The Politics of Humiliation in the Age of Imperialism

Sunday, January 8, 2017: 11:00 AM
Centennial Ballroom F (Hyatt Regency Denver)
Ute Frevert, Max Planck Institute for Human Development
As recent examples show, humiliation is still a powerful mechanism of international politics. It dons various guises, e.g., derogatory comments, dismissive gestures, and more or less sophisticated methods of exclusion. It reflects the intentions of those who inflict shame as well as the sensibilities of the humiliated. Such sensibilities, it will be argued, have changed over history. During the long nineteenth century the distinctly emotional language of honor proved to be a convenient means to calibrate relations among European states.

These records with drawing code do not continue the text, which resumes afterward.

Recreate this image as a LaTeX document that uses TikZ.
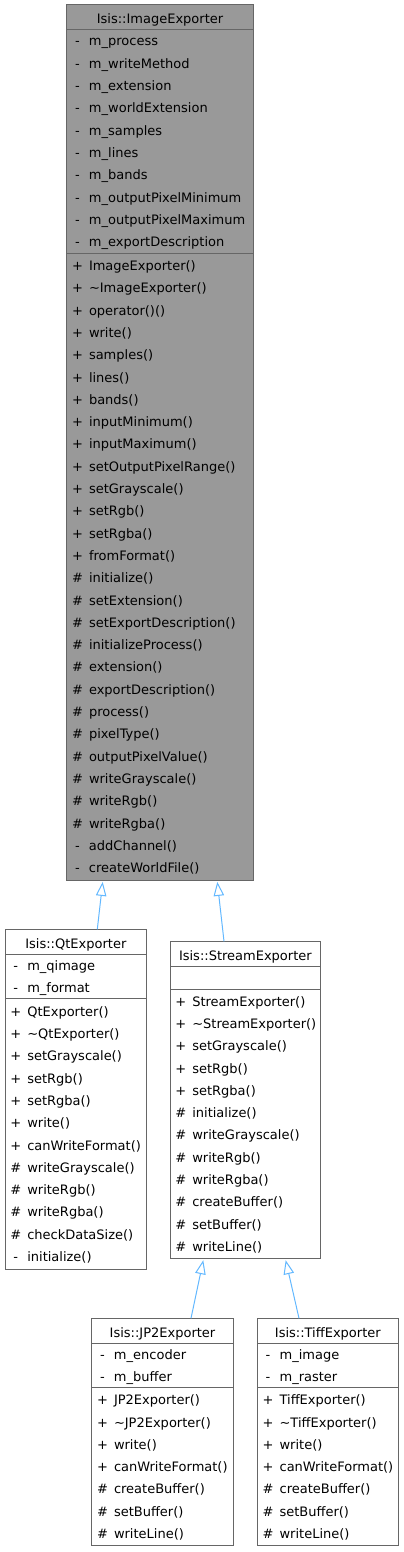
\documentclass[tikz,border=0pt]{standalone}
\usepackage{fontspec}
\setmainfont{DejaVu Sans}
\usepackage{xcolor}
\usetikzlibrary{positioning,arrows.meta}

\definecolor{edgegray}{HTML}{666666}
\definecolor{basegray}{HTML}{999999}
\definecolor{linkblue}{HTML}{63B8FF}

\newcommand\rowstrut{\rule[-6.3pt]{0pt}{22.3pt}}
\newcommand\mpub{\rowstrut\makebox[18.3pt][l]{\hspace{1.4pt}+}}
\newcommand\mprot{\rowstrut\makebox[18.3pt][l]{\hspace{1.4pt}\#}}
\newcommand\mpriv{\rowstrut\makebox[18.3pt][l]{\hspace{4.4pt}-}}
\newcommand\tld{\textasciitilde}

\tikzset{
  part/.style={draw=edgegray, line width=1pt, fill=white, inner xsep=4pt, inner ysep=0pt,
    outer sep=0pt, align=left, font=\fontsize{13}{22.3}\selectfont},
  head/.style={part, align=center, text height=18.8pt, text depth=6pt},
  inherit/.style={draw=linkblue, line width=1pt, -{Triangle[open, length=14pt, width=10.5pt]}}
}

\begin{document}
\begin{tikzpicture}[x=1pt, y=-1pt]
\useasboundingbox (0,0) rectangle (404,1552);

\node[head, fill=basegray, text width=178.6pt, text height=19.5pt, anchor=north west] (img) at (66.7,4.5) {Isis::ImageExporter};
\node[part, fill=basegray, text width=178.6pt, below=0pt of img] (img-attr) {\mpriv m\_process\\\mpriv m\_writeMethod\\\mpriv m\_extension\\\mpriv m\_worldExtension\\\mpriv m\_samples\\\mpriv m\_lines\\\mpriv m\_bands\\\mpriv m\_outputPixelMinimum\\\mpriv m\_outputPixelMaximum\\\mpriv m\_exportDescription};
\node[part, fill=basegray, text width=178.6pt, minimum height=627.4pt, below=0pt of img-attr] (img-ops) {\mpub ImageExporter()\\\mpub\tld ImageExporter()\\\mpub operator()()\\\mpub write()\\\mpub samples()\\\mpub lines()\\\mpub bands()\\\mpub inputMinimum()\\\mpub inputMaximum()\\\mpub setOutputPixelRange()\\\mpub setGrayscale()\\\mpub setRgb()\\\mpub setRgba()\\\mpub fromFormat()\\\mprot initialize()\\\mprot setExtension()\\\mprot setExportDescription()\\\mprot initializeProcess()\\\mprot extension()\\\mprot exportDescription()\\\mprot process()\\\mprot pixelType()\\\mprot outputPixelValue()\\\mprot writeGrayscale()\\\mprot writeRgb()\\\mprot writeRgba()\\\mpriv addChannel()\\\mpriv createWorldFile()};

\node[head, text width=133.7pt, anchor=north west] (qt) at (5,929.3) {Isis::QtExporter};
\node[part, text width=133.7pt, below=0pt of qt] (qt-attr) {\mpriv m\_qimage\\\mpriv m\_format};
\node[part, text width=133.7pt, minimum height=270.6pt, below=0pt of qt-attr] (qt-ops) {\mpub QtExporter()\\\mpub\tld QtExporter()\\\mpub setGrayscale()\\\mpub setRgb()\\\mpub setRgba()\\\mpub write()\\\mpub canWriteFormat()\\\mprot writeGrayscale()\\\mprot writeRgb()\\\mprot writeRgba()\\\mprot checkDataSize()\\\mpriv initialize()};

\node[head, text width=142.7pt, anchor=north west] (stream) at (170,941.3) {Isis::StreamExporter};
\node[part, text width=142.7pt, minimum height=23pt, below=0pt of stream] (stream-attr) {\rowstrut};
\node[part, text width=142.7pt, minimum height=269.6pt, below=0pt of stream-attr] (stream-ops) {\mpub StreamExporter()\\\mpub\tld StreamExporter()\\\mpub setGrayscale()\\\mpub setRgb()\\\mpub setRgba()\\\mprot initialize()\\\mprot writeGrayscale()\\\mprot writeRgb()\\\mprot writeRgba()\\\mprot createBuffer()\\\mprot setBuffer()\\\mprot writeLine()};

\node[head, text width=133.6pt, anchor=north west] (jp2) at (91.7,1318.3) {Isis::JP2Exporter};
\node[part, text width=133.6pt, below=0pt of jp2] (jp2-attr) {\mpriv m\_encoder\\\mpriv m\_buffer};
\node[part, text width=133.6pt, minimum height=158.1pt, below=0pt of jp2-attr] (jp2-ops) {\mpub JP2Exporter()\\\mpub\tld JP2Exporter()\\\mpub write()\\\mpub canWriteFormat()\\\mprot createBuffer()\\\mprot setBuffer()\\\mprot writeLine()};

\node[head, text width=133pt, anchor=north west] (tiff) at (257.3,1318.3) {Isis::TiffExporter};
\node[part, text width=133pt, below=0pt of tiff] (tiff-attr) {\mpriv m\_image\\\mpriv m\_raster};
\node[part, text width=133pt, minimum height=158.1pt, below=0pt of tiff-attr] (tiff-ops) {\mpub TiffExporter()\\\mpub\tld TiffExporter()\\\mpub write()\\\mpub canWriteFormat()\\\mprot createBuffer()\\\mprot setBuffer()\\\mprot writeLine()};

\draw[inherit] ([xshift=92.3pt]qt.north west) -- ([xshift=36pt,yshift=-1.5pt]img-ops.south west);
\draw[inherit] ([xshift=54pt]stream.north west) -- ([xshift=150.6pt,yshift=-1.5pt]img-ops.south west);
\draw[inherit] ([xshift=99.3pt]jp2.north west) -- ([xshift=33.3pt,yshift=-1.5pt]stream-ops.south west);
\draw[inherit] ([xshift=41.7pt]tiff.north west) -- ([xshift=115.7pt,yshift=-1.5pt]stream-ops.south west);
\end{tikzpicture}
\end{document}
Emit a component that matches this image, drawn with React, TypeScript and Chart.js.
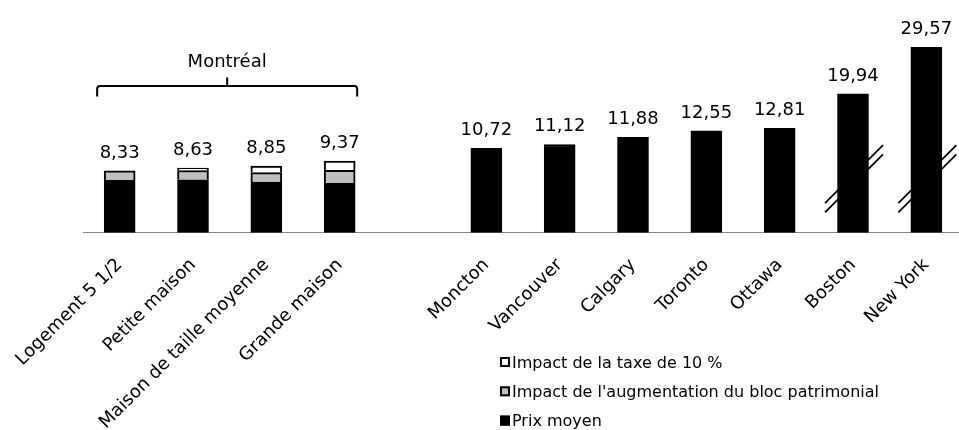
import React, { useEffect, useRef } from 'react';
import { Chart, registerables } from 'chart.js';

Chart.register(...registerables);

// ---- Data ----
const categories = [
  'Logement 5 1/2',
  'Petite maison',
  'Maison de taille moyenne',
  'Grande maison',
  '',
  'Moncton',
  'Vancouver',
  'Calgary',
  'Toronto',
  'Ottawa',
  'Boston',
  'New York',
];

// plotted heights (Boston and New York are shown with an axis break)
const prixMoyen = [7.35, 7.4, 7.16, 7.02, null, 10.72, 11.12, 11.88, 12.55, 12.81, 16.46, 21.37];
const impactBloc = [0.98, 0.98, 1.0, 1.37, null, null, null, null, null, null, null, null];
const impactTaxe = [null, 0.25, 0.69, 0.98, null, null, null, null, null, null, null, null];

// values written above the bars
const totaux = [8.33, 8.63, 8.85, 9.37, null, 10.72, 11.12, 11.88, 12.55, 12.81, 19.94, 29.57];

// bars drawn with a break mark
const coupures = [false, false, false, false, false, false, false, false, false, false, true, true];
const niveauCoupure = 7.4;

const seriesLabels = {
  prix: 'Prix moyen',
  bloc: "Impact de l'augmentation du bloc patrimonial",
  taxe: 'Impact de la taxe de 10 %',
};

const groupe = { label: 'Montréal', from: 0, to: 3 };

const Y_MIN = 1.84;
const Y_MAX = 26.35;

const FONT = "'DejaVu Sans', sans-serif";

const fmt = (v: number) => v.toFixed(2).replace('.', ',');

const decorPlugin = {
  id: 'decor',
  afterDatasetsDraw(chart: any) {
    const ctx = chart.ctx;
    const yScale = chart.scales.y;
    const metas = [0, 1, 2].map((d) => chart.getDatasetMeta(d));

    ctx.save();
    // value labels
    ctx.fillStyle = '#000';
    ctx.font = `18px ${FONT}`;
    ctx.textAlign = 'center';
    ctx.textBaseline = 'alphabetic';
    totaux.forEach((t, i) => {
      if (t == null) return;
      let top = Infinity;
      let x = 0;
      metas.forEach((m) => {
        const el = m.data[i];
        const raw = chart.data.datasets[m.index].data[i];
        if (el && raw != null) {
          top = Math.min(top, el.y);
          x = el.x;
        }
      });
      if (top === Infinity) return;
      ctx.fillText(fmt(t), x, top - 13);
    });

    // break marks
    ctx.strokeStyle = '#000';
    ctx.lineWidth = 1.7;
    const yc = yScale.getPixelForValue(niveauCoupure);
    coupures.forEach((c, i) => {
      if (!c) return;
      const el = metas[0].data[i];
      if (!el) return;
      [-4.7, 4.7].forEach((off) => {
        ctx.beginPath();
        ctx.moveTo(el.x - 28, yc + off + 28);
        ctx.lineTo(el.x + 30, yc + off - 30);
        ctx.stroke();
      });
    });

    // Montréal bracket
    const b0 = metas[0].data[groupe.from];
    const b1 = metas[0].data[groupe.to];
    if (b0 && b1) {
      const left = b0.x - b0.width / 2 - 7;
      const right = b1.x + b1.width / 2 + 2;
      const mid = (left + right) / 2;
      const yh = 86;
      const r = 3;
      ctx.lineWidth = 2;
      ctx.beginPath();
      ctx.moveTo(left, yh + 10.5);
      ctx.lineTo(left, yh + r);
      ctx.quadraticCurveTo(left, yh, left + r, yh);
      ctx.lineTo(right - r, yh);
      ctx.quadraticCurveTo(right, yh, right, yh + r);
      ctx.lineTo(right, yh + 10.5);
      ctx.stroke();
      ctx.beginPath();
      ctx.moveTo(mid, yh);
      ctx.lineTo(mid, yh - 8.5);
      ctx.stroke();
      ctx.font = `18px ${FONT}`;
      ctx.textAlign = 'center';
      ctx.fillText(groupe.label, mid, 66.5);
    }

    // legend (reverse stacking order)
    const ds = chart.data.datasets;
    const order = [2, 1, 0];
    ctx.font = `16px ${FONT}`;
    ctx.textAlign = 'left';
    ctx.textBaseline = 'alphabetic';
    order.forEach((d, k) => {
      const base = 367.5 + k * 29.3;
      const sx = 500;
      const sy = base - 10.5;
      ctx.fillStyle = ds[d].backgroundColor;
      ctx.fillRect(sx, sy, 10, 10);
      ctx.strokeStyle = '#000';
      ctx.lineWidth = 2;
      ctx.strokeRect(sx + 1, sy + 1, 8, 8);
      ctx.fillStyle = '#000';
      ctx.fillText(ds[d].label, sx + 12, base);
    });
    ctx.restore();
  },
};

export default function App() {
  const ref = useRef<HTMLCanvasElement | null>(null);

  useEffect(() => {
    if (!ref.current) return;
    const chart = new Chart(ref.current, {
      type: 'bar',
      data: {
        labels: categories,
        datasets: [
          {
            label: seriesLabels.prix,
            data: prixMoyen,
            backgroundColor: '#000000',
            borderColor: '#000000',
            borderWidth: 2,
          },
          {
            label: seriesLabels.bloc,
            data: impactBloc,
            backgroundColor: '#bfbfbf',
            borderColor: '#000000',
            borderWidth: 2,
          },
          {
            label: seriesLabels.taxe,
            data: impactTaxe,
            backgroundColor: '#ffffff',
            borderColor: '#000000',
            borderWidth: 2,
          },
        ] as any,
      },
      options: {
        animation: false,
        responsive: false,
        devicePixelRatio: 1,
        layout: { padding: { left: 83, right: 0, top: 0, bottom: 0 } },
        datasets: { bar: { barThickness: 31 } } as any,
        plugins: {
          legend: { display: false },
          tooltip: { enabled: false },
        },
        scales: {
          x: {
            stacked: true,
            grid: { display: false, drawTicks: false },
            border: { display: true, color: '#868686', width: 1 },
            ticks: {
              autoSkip: false,
              minRotation: 45,
              maxRotation: 45,
              color: '#000',
              padding: 22,
              font: { family: FONT, size: 18 },
            },
            afterFit: (scale: any) => {
              scale.height = 197.5;
              scale.paddingLeft = 0;
              scale.paddingRight = 0;
            },
          },
          y: {
            stacked: true,
            display: false,
            min: Y_MIN,
            max: Y_MAX,
          },
        },
      },
      plugins: [decorPlugin],
    });
    return () => chart.destroy();
  }, []);

  return (
    <div style={{ position: 'absolute', left: 0, top: 0, width: 959, height: 430, overflow: 'hidden' }}>
      <canvas ref={ref} width={963} height={430} style={{ display: 'block' }} />
    </div>
  );
}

Taken beyond Europe in the age of imperialism, the language was deliberately used as a destructive weapon that helped to assert European hegemony and debase the non-European counterparts. The talk focuses on the history of European attempts to change the ceremony of receiving foreign ambassadors to the Chinese court. Starting in the (late) eighteenth century, European envoys increasingly refused to perform certain ceremonial gestures, especially prostration, because they considered them humiliating. The talk will investigate how the feeling of humiliation was fueled by notions of equality, autonomy, sovereignty, and manliness, which had become enshrined in certain bodily postures. It will then demonstrate how such notions clashed with Chinese concepts of foreign relations and imperial rule. Furthermore it will trace the diplomatic pressures (backed by military power) on the Chinese government to comply with European sensibilities. Zooming in on the infamous “kowtow comedy” that unfolded in the German capital in 1901, it will highlight how European politics of humiliation occasionally backfired and humiliated those who attempted to inflict shame, provoking the ridicule of a global audience.